USDA, Farm Service Agency
Guaranteed Loan Servicing Options
RESTRUCTURING
Guaranteed Operating loans (OL) can be restructured for up to 15 years from the date of restructure. Principal and unpaid interest can be combined and rescheduled for up to 15 years. Line of Credit (LOC) loans can be restructured for up to 7 years from the date of restructure.
REAMORTIZATION
Farm Ownership (FO) loans can be restructured for up to 40 years from the original loan date. Principal and unpaid interest can be combined and reamortized.
INTEREST RATE REDUCTION
Lenders are authorized to reduce interest rates on loans if the lender determines it is an appropriate action to take.
DEFERRAL
Lenders can defer loan payments for up to 5 years. All of the principal and a portion of the interest may be deferred. However, a partial interest payment must always be received.
INTEREST ASSISTANCE
Lenders can make application for interest rate assistance. If eligible, a loan will receive a 4 percent subsidy in the form of a payment from FSA to the lender, effectively reducing the borrower's rate by 4 percent. Interest Assistance is subject to funding availability.
- All guaranteed loans made prior to October 1, 1991, may receive the interest assistance for servicing purposes.

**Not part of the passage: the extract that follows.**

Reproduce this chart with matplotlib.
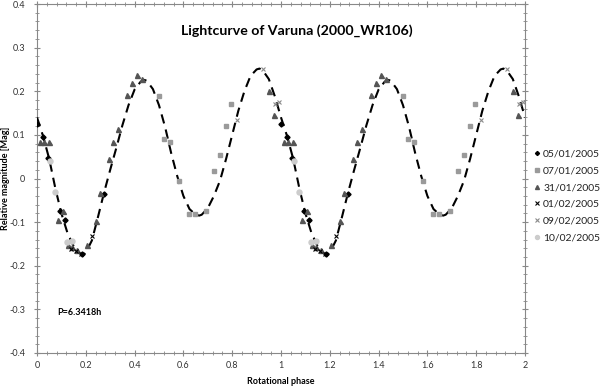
import numpy as np
import matplotlib
matplotlib.use("Agg")
import matplotlib.pyplot as plt
from matplotlib.ticker import MultipleLocator

plt.rcParams['font.family'] = ['Lato', 'DejaVu Sans']

# ---- data (phase in [0,1), plotted twice: phase and phase+1) ----
d0501_phase = [0.001, 0.026, 0.046, 0.094, 0.115, 0.183, 0.275]
d0501_mag   = [0.125, 0.096, 0.046, -0.074, -0.095, -0.173, -0.035]

d0701_phase = [0.501, 0.522, 0.545, 0.582, 0.624, 0.648, 0.691, 0.727, 0.750, 0.773, 0.795]
d0701_mag   = [0.188, 0.091, 0.084, -0.006, -0.081, -0.081, -0.075, 0.018, 0.054, 0.120, 0.171]

d3101_phase = [0.014, 0.030, 0.048, 0.087, 0.108, 0.128, 0.142, 0.162, 0.204, 0.240, 0.258,
               0.295, 0.313, 0.333, 0.370, 0.390, 0.408, 0.429, 0.952, 0.971]
d3101_mag   = [0.084, 0.084, 0.084, -0.095, -0.074, -0.153, -0.156, -0.163, -0.153, -0.097, -0.033,
               0.044, 0.084, 0.113, 0.192, 0.218, 0.238, 0.227, 0.201, 0.146]

d0102_phase = [0.138, 0.160, 0.180, 0.227]
d0102_mag   = [-0.162, -0.166, -0.172, -0.131]

d0902_phase = [0.818, 0.928, 0.975, 0.992]
d0902_mag   = [0.134, 0.251, 0.171, 0.175]

d1002_phase = [0.053, 0.075, 0.122, 0.143]
d1002_mag   = [0.041, -0.030, -0.145, -0.143]

# fitted curve
curve_phase = [0.000, 0.025, 0.050, 0.075, 0.100, 0.125, 0.150, 0.175, 0.190, 0.200, 0.225,
               0.250, 0.275, 0.300, 0.325, 0.350, 0.375, 0.400, 0.425, 0.440, 0.450, 0.475,
               0.500, 0.525, 0.550, 0.575, 0.600, 0.625, 0.650, 0.665, 0.675, 0.700, 0.725,
               0.750, 0.775, 0.800, 0.825, 0.850, 0.875, 0.900, 0.912, 0.925, 0.950, 0.975]
curve_mag   = [0.140, 0.097, 0.045, -0.022, -0.080, -0.125, -0.155, -0.171, -0.175, -0.170, -0.142,
               -0.088, -0.032, 0.020, 0.070, 0.122, 0.168, 0.204, 0.222, 0.226, 0.224, 0.205,
               0.168, 0.118, 0.058, 0.005, -0.040, -0.070, -0.083, -0.085, -0.083, -0.068, -0.040,
               -0.005, 0.045, 0.100, 0.155, 0.200, 0.235, 0.250, 0.252, 0.248, 0.228, 0.188]

labels = ['05/01/2005', '07/01/2005', '31/01/2005', '01/02/2005', '09/02/2005', '10/02/2005']

fig = plt.figure(figsize=(6.0, 3.88), dpi=100)
ax = fig.add_axes([37/600, 35/388, 488/600, 349/388])

def twice(p):
    p = np.asarray(p)
    return np.concatenate([p, p + 1])

def twice_y(m):
    m = np.asarray(m)
    return np.concatenate([m, m])

cx = np.concatenate([curve_phase, np.asarray(curve_phase) + 1, [2.0]])
cy = np.concatenate([curve_mag, curve_mag, [curve_mag[0]]])
ax.plot(cx, cy, color='black', lw=1.5, ls=(0, (4.5, 3)), zorder=3)

styles = [
    dict(marker='D', color='black', ms=2.6, mec='black'),
    dict(marker='s', color='#9a9a9a', ms=3.3, mec='#9a9a9a'),
    dict(marker='^', color='#555555', ms=3.6, mec='#555555'),
    dict(marker='x', color='black', ms=3.3, mew=0.8),
    dict(marker='x', color='#8a8a8a', ms=3.3, mew=0.8),
    dict(marker='o', color='#cccccc', ms=3.6, mec='#cccccc'),
]
series = [(d0501_phase, d0501_mag), (d0701_phase, d0701_mag), (d3101_phase, d3101_mag),
          (d0102_phase, d0102_mag), (d0902_phase, d0902_mag), (d1002_phase, d1002_mag)]
for (p, m), st, lab in zip(series, styles, labels):
    ax.plot(twice(p), twice_y(m), ls='none', label=lab, zorder=4, **st)

ax.set_xlim(0, 2)
ax.set_ylim(-0.4, 0.4)
ax.xaxis.set_major_locator(MultipleLocator(0.2))
ax.xaxis.set_minor_locator(MultipleLocator(0.04))
ax.yaxis.set_major_locator(MultipleLocator(0.1))
ax.yaxis.set_minor_locator(MultipleLocator(0.02))
ax.tick_params(which='both', direction='inout', top=True, right=True,
               labeltop=False, labelright=False, color='#888888')
ax.tick_params(which='major', length=5, width=0.8, labelsize=6.5, labelcolor='#333333')
ax.tick_params(axis='x', which='major', pad=3.5)
ax.tick_params(axis='y', which='major', pad=6)
ax.tick_params(which='minor', length=3, width=0.6)
for s in ax.spines.values():
    s.set_color('#888888')
    s.set_linewidth(0.8)

def fmt(v):
    if abs(v) < 1e-9:
        return '0'
    s = ('%.1f' % v)
    if s.endswith('.0'):
        s = s[:-2]
    return s
ax.set_xticks(np.round(np.arange(0, 2.01, 0.2), 1))
ax.set_xticklabels([fmt(v) for v in np.arange(0, 2.01, 0.2)])
ax.set_yticks(np.round(np.arange(-0.4, 0.41, 0.1), 1))
ax.set_yticklabels([fmt(v) for v in np.arange(-0.4, 0.41, 0.1)])

ax.set_xlabel('Rotational phase', fontsize=6.5, fontweight='bold')
ax.set_ylabel('Relative magnitude [Mag]', fontsize=6.5, fontweight='bold')
ax.xaxis.set_label_coords(0.5, -29/349)
ax.yaxis.set_label_coords(-31/488, 0.5)
ax.xaxis.label.set_va('center')
ax.yaxis.label.set_va('center')

ax.text(0.533, 0.923, 'Lightcurve of Varuna (2000_WR106)', transform=ax.transAxes,
        ha='center', va='center', fontsize=10.2, fontweight='bold')
ax.text(0.041, 0.115, 'P=6.3418h', transform=ax.transAxes, ha='left', va='center',
        fontsize=6.5, fontweight='bold')

leg = ax.legend(loc='center left', bbox_to_anchor=(1.005, 0.45), frameon=False,
                fontsize=7.5, handlelength=0.6, handletextpad=0.3, labelspacing=0.72,
                borderaxespad=0.2, labelcolor='#222222', markerscale=0.8)

fig.savefig('out.png', dpi=100)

- For loans made on or after October 1, 1991, only Guaranteed Operating Loans and Guaranteed Line Of Credit loans that were initially made with interest assistance are eligible to receive it for servicing purposes.
- Beginning October 1, 1991, new Farm Ownership loans cannot receive interest assistance and also cannot receive interest for servicing purposes.
DEBT WRITEDOWN
With FSA concurrence, lenders can writedown debt to the present value, as long as that value is greater than or equal to the loan collateral recovery value. FSA will compensate the lender for the loss incurred as a result of the writedown in proportion to the guaranteed percentage of the loan. (Example: If the loan is guaranteed at 90 percent, FSA will pay the lender 90 percent of the amount written down.)
Please note that once a loan has been written down, the borrower's future guaranteed loan eligibility will be limited to annual Operating Loans only.
All FSA guaranteed loans can receive writedown consideration. FSA form 1980-88 Farm Credit Programs Guaranteed Writedown Worksheet (available in all FSA County Offices) is used by lenders to calculate the writedown.
Steps bankers should take to prepare for a writedown:
- The lender determines the net recovery value of the collateral, taking into consideration prior liens and any expected liquidation cost and expected income to be received from the property during projected holding periods.
- For loans that include real estate as collateral, the lender will execute a shared appreciation agreement with the borrower, that will entitle the lender to collect 75 percent of any positive appreciation in the market value of the real estate between the date of the agreement and either the expiration date of the agreement or the date the loan is paid in full, the borrower ceases farming or transfers title, if this event occurs 4 years or less from the date of the agreement. If any of these events occurs after 4 years from the date of the agreement, but before the expiration of the agreement, the lender will be entitled to collect 50 percent of any positive appreciation in the market value of the real estate.
For more information about these servicing options, you can find detailed descriptions in USDA, FSA Procedure Manuals (available in all FSA County Offices) in sections 1980(B).124 and 1980 (B).125.
Bankers are advised that they must seek prior written approval from local Farm Service Agency officials before implementing any of these servicing options. Also note- if the guaranteed portion of the loan has been sold, bankers will have to either buy the loan back, or seek the approval from the holder (buyer) before any of the above servicing options can be exercised.